The dry limbs can really be dangerous. Once the limb is grabbed into the rollers and hit the blades of the chipper, the vibration comes back and sometime there can be just enough of a rhythm that a limb will crack a will go flying wherever it wants.

Also with dry branches, a limb will break off leaving just a little nub. This little nub can and will grab onto anything it can, shirt, gloves, pants, hats.

Green limbs are like switches that your mother used to have you go out back and get so she could give you a wippen. They sting pretty good, but are bad anywhere around the face.

I rarely ever let other people through stuff into the chute, I usually operate the chipper and feed it and 2-4 people bring me the wood. That's about what it takes to keep the chipper chipping and not just running. I've learned to respect it and I'm always careful as to where my hands and gloves are.
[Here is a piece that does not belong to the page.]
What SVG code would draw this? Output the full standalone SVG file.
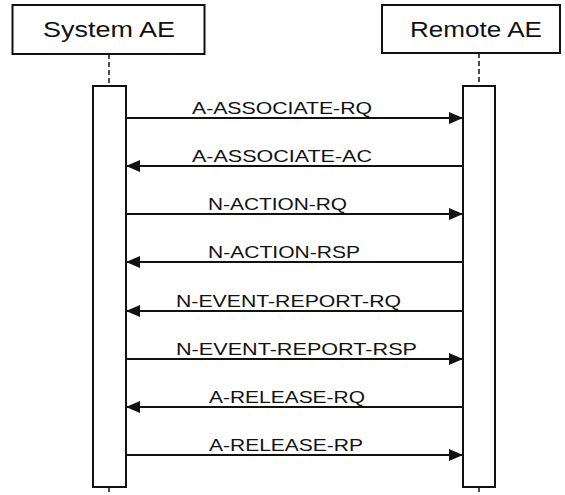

I've been bumped in the head with a branch that rolled over, but nothing worse than that after about 100hrs of chipping.

People often want to "borrow" it, but I have always explained that this tool is way to dangerous to operate unless you've had experience on it. My wife still doesn't operate it, she pulls the limbs up for me to load.

Mine does take 4-6 minutes for the flywheel to stop after I've disengaged the clutch. In the meantime the hydraulics pump is still operating and has the potential there.

gary
 
   / Chipper - Shredder Safety #9  
Heck, look at the stored energy in a brush cutter... my 5' hog takes over a minute to stop spinning once disengaged.

Soundguy
 
   / Chipper - Shredder Safety #10  
I have found that I need to stand on the left side of anything that I feed into the chute. If I stand on the right side of the material, it really gives me a flogging.